In Richmond, city council has given first reading to a bylaw that would restrict micro-grows on ALR land. In fact, Richmond is opposed to cannabis sales or production of any kind, even on industrial land. 

“They’re pretty clear, historically, that cannabis is not on the green-light scenario for council,” said Clay Adams, director of communications for the City of Richmond.

Delta Coun. Lois Jackson said cannabis grows like a “weed,” can be grown virtually anywhere and therefore doesn’t need to be grown on ALR land.

“My preference would be [that cannabis grow] in an industrial area,” she said. “That’s what we’ve done here. They don’t have to be on the farmland. They really don’t.”

Food security is a concern

Communities such as Richmond, Delta and Abbotsford are concerned about food security. Elected officials there don’t want farmland converted to growing pot from growing food.

That is a legitimate concern in Delta, where Village Farms International (TSX:VFF) in partnership with Pure Sunfarms, converted 1.1 million square feet of greenhouse operations to cannabis from vegetable production.

But what Chapelle is lobbying for isn’t the wholesale replacement of hothouse tomatoes or cornfields with acres of pot.

She wants farmers, especially “heritage growers,” to be able to have one small, micro-grow facility about the size of a city lot, or 6,000 square feet, to supplement their farm income.

“I’m totally against planting the whole field with marijuana,” Chapelle said. “We need to preserve farmland for food security.”

With the exception of greenhouses, most crops in B.C. have a limited growing season, producing a single crop each year, whereas cannabis grown in a small micro-grow can produce buds year-round. That is why cranberry farmers in Richmond are interested in micro-grows, Chapelle said.

“Since their crop is only a few months a year, they want something that grows all year round,” she said. “They’re not interested in covering their cranberry crops. They’re interested in having supplemental income.”

She said allowing farmers to have micro-grow operations would provide them with a needed income supplement and would provide a legitimate source of cannabis for sellers, such as Pasha Brands, which intends to sell craft cannabis.

A micro-grow – basically a hydroponics operation – isn’t cheap. They cost $1.5 million to $2.5 million. But they can earn a farmer $1.8 million to $2.3 million per year, Chapelle said.

What local politicians don’t seem to get, according to Zylmans, is that protecting ALR land does nothing to promote food security if the farmer can’t make a living off the land.

“It’s all fine and dandy to save all this goddamned land,” he said. “But you know what? If we don’t have anybody to farm it, what are we going to do with it?”

Because his farmland is adjacent to residential areas in Richmond, Zylmans doubts he would ever invest in a micro-grow operation. But he sees no reason why municipal politicians should prevent other farmers from doing so.

“Am I an avid supporter of marijuana?” he asked. “No. But I am a pro-agriculturalist. If a farmer can grow something and can finally make a living and can bring more people to the land and pay the bills, then I’m saying I’m in – all in.”

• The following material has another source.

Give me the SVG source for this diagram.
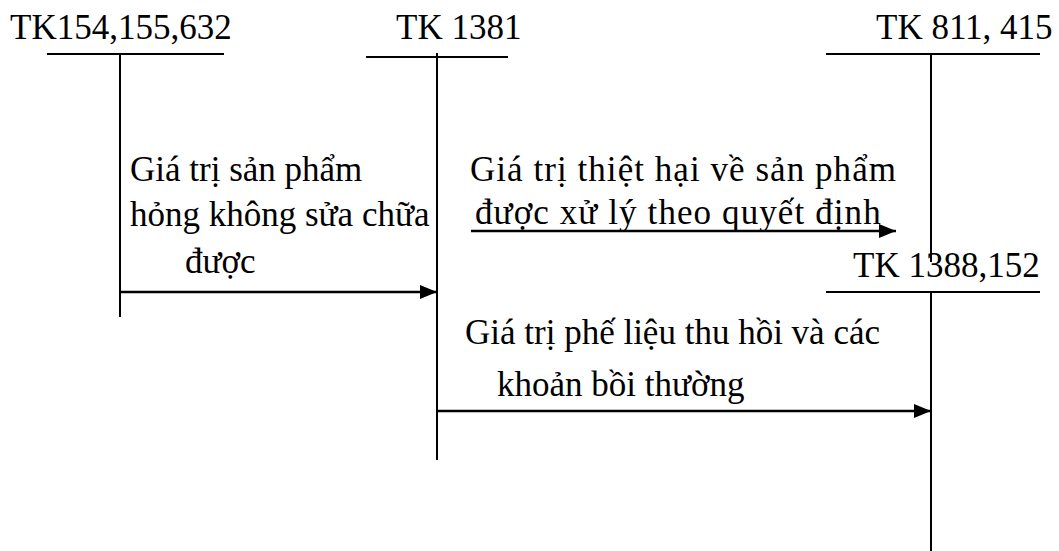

B.C. Solicitor General Mike Farnworth admitted the question of using ALR land for marijuana production is a tricky one.

“The feds have said, cannabis is an agricultural product,” he said. “It is eligible, for example, for crop insurance. So you’ve got this conflict between what local governments want and at the same time you have a product that is an agricultural product and is recognized by the feds as an agricultural product.”

He suggests the solution might be to see cannabis grown outside of the Lower Mainland on farmland that may or may not be in the ALR.

“Once you get outside the Lower Mainland, in the Kootenays for example, there is lots of ALR land, and there’s lots of cannabis production,” Farnworth said. “It doesn’t have to be on ALR land.”

That doesn’t help heritage growers in the Lower Mainland. If they can’t get permits to continue their operations, they will simply stay underground, said Chapelle.

“They’re going to carry on in the grey market, like 70% of them already do,” she said. “They’re going to be illegally supplying the market, and Abbotsford will be spending their resources on bylaw enforcement for grey growers, instead of earning cash off licensed micro-grow and helping their farmers move into a legal market.”